The various state highway departments usually ask for yearly bids for blank aluminum signs, in the various shapes and sizes with which every driver is familiar, square, oblong, round, and -- for interstate Highways --

The blanks are then covered with a special reflective sheeting on which a silk screening process is used to print the messages for the public. This is the only work required on the blanks, unlike plywood signs used in some places. The plywood sign must be trimmed and given a sealant before the message can be emplaced.

Glen Clark, investigations and research engineer for the Oregon Department of Transportation, said his state went to aluminum because "we wanted something that would last as long as the roads" but added that there have been some problems with the coatings "which still do not last as long as we would like."

Replacement of most highway signs is necessitated by vandalism, especially in areas where hunters take frequent pot shots at the signs.

Some idea of the national market for these highway markers can be gained from the remark of Canute Knudsen, a painter in the sign shop of Multnomah County, Ore., that you're talking about replacing 8,000 to 10,000 signs every year" in his county alone, while the City of Portland replaces some 20,000 every 12 months.

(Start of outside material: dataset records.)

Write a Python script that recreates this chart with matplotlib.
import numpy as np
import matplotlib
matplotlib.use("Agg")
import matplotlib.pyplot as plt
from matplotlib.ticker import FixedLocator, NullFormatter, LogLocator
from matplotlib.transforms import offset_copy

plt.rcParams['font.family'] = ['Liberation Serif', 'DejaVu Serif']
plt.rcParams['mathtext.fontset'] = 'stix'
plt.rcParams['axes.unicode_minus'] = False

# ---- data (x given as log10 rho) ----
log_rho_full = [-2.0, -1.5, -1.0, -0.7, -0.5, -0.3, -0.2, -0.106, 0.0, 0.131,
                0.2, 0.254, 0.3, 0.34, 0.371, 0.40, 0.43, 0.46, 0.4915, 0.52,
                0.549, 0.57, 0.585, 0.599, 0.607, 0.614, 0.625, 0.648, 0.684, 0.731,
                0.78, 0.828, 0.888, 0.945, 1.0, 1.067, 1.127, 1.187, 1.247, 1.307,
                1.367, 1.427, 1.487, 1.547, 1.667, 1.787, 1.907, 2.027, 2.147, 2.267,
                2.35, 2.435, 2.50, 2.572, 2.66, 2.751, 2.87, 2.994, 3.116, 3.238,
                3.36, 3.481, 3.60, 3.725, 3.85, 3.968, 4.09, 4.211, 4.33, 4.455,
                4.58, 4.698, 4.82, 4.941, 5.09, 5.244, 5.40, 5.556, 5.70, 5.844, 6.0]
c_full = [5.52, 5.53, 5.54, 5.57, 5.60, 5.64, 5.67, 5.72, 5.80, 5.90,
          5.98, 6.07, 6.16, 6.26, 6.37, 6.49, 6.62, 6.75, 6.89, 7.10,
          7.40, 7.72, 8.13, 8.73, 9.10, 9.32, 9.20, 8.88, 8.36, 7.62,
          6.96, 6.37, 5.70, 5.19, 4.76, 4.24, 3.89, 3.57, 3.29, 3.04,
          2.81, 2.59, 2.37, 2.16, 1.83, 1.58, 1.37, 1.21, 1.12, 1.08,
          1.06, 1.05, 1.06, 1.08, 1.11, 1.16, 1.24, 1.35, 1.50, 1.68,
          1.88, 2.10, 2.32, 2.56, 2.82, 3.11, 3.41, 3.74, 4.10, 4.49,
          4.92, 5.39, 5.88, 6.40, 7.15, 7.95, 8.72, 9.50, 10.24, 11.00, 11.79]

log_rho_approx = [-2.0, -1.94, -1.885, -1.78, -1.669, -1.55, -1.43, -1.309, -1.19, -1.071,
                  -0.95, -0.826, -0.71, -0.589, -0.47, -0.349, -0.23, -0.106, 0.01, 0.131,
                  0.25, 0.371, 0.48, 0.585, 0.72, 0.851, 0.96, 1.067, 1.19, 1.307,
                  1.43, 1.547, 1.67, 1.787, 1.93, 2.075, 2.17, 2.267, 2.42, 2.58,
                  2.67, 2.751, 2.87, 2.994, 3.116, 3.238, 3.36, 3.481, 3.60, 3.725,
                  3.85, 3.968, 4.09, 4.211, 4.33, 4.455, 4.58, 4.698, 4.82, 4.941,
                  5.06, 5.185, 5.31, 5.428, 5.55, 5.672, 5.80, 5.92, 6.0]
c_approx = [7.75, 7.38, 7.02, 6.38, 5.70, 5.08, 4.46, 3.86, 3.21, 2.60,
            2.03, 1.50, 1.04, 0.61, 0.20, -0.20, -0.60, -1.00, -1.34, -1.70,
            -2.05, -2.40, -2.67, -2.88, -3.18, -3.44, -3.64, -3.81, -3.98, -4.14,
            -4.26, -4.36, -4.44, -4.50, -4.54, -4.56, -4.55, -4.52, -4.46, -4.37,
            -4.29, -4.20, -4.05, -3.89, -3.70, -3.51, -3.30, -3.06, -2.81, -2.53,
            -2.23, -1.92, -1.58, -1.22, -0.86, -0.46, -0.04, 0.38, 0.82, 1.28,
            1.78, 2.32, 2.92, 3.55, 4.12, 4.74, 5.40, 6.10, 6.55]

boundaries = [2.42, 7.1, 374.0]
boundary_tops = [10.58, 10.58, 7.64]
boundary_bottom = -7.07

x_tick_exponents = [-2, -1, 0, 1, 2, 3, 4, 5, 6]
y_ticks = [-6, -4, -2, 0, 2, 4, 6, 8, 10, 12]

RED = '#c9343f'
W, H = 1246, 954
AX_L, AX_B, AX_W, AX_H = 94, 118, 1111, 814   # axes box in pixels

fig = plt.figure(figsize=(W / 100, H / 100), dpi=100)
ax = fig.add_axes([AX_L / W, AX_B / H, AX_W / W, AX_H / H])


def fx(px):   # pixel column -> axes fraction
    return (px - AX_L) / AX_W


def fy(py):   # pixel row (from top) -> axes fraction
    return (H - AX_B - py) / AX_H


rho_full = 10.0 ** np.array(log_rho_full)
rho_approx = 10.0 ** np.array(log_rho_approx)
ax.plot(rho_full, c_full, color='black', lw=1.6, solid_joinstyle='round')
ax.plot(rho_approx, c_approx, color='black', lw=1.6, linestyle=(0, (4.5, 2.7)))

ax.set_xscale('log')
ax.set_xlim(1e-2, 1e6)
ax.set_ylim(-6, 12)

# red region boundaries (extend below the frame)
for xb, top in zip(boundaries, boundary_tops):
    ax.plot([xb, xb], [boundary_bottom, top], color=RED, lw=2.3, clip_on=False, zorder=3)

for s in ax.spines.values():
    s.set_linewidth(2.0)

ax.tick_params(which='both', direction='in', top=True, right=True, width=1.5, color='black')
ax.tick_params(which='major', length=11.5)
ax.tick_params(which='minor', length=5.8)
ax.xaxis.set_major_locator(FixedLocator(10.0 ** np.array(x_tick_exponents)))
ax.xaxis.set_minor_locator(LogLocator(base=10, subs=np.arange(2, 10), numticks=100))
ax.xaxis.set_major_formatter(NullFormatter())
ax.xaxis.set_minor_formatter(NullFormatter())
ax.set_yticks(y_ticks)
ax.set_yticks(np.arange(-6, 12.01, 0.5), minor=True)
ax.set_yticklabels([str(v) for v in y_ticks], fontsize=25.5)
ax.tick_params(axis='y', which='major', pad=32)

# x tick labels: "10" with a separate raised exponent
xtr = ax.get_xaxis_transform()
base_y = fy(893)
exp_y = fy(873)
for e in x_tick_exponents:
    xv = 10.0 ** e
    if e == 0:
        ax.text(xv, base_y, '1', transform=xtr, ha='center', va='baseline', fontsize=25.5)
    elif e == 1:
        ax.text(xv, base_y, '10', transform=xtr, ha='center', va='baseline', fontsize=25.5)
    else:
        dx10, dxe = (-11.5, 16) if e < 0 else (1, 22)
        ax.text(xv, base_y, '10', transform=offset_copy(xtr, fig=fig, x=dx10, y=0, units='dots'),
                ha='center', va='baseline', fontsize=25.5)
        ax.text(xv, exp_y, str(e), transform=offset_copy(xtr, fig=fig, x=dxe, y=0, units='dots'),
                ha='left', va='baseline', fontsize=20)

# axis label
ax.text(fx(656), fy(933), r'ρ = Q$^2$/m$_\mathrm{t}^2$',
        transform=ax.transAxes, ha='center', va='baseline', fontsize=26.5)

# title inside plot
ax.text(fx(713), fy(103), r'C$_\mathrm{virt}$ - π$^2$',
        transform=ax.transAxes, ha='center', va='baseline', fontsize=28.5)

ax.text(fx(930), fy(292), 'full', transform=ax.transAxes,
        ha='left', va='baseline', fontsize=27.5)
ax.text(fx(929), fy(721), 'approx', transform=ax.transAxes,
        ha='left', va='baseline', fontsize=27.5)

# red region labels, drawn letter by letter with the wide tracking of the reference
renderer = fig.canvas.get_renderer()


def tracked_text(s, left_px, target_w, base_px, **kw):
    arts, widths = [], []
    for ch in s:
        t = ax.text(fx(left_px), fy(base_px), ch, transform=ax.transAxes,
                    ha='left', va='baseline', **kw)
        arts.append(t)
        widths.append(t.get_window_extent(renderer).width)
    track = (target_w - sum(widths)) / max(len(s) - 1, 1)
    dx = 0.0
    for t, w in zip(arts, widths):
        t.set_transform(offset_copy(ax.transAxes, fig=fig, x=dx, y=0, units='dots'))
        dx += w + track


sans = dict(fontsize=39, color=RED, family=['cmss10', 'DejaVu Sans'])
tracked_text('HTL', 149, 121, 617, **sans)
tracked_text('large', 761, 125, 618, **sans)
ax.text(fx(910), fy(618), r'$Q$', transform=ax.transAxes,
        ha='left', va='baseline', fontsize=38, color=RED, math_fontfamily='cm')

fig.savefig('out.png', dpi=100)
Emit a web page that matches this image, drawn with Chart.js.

Nor is aluminum restricted to the smaller directional signs at roadside level. Extruded aluminum bolted together in 12-inch increments is used to build signs -- for overhead use, usually -- to virtually any size, up to 30-feet square.

Those reflective buttons found on the signs and on many roads, some of which convey messages to the motorist, also are made of aluminum.

Highway officials emphasize that highway sign vandalism "cuts down the readability factor" and so reduces the safety factor.

Oscar Wright of the oregon Highway Department says if anyone gave a thought to the accident potential in vandalized signs, they might "think twice before they spray-painted a sign, shot at it, or removed it because it might look nice in their bedroom."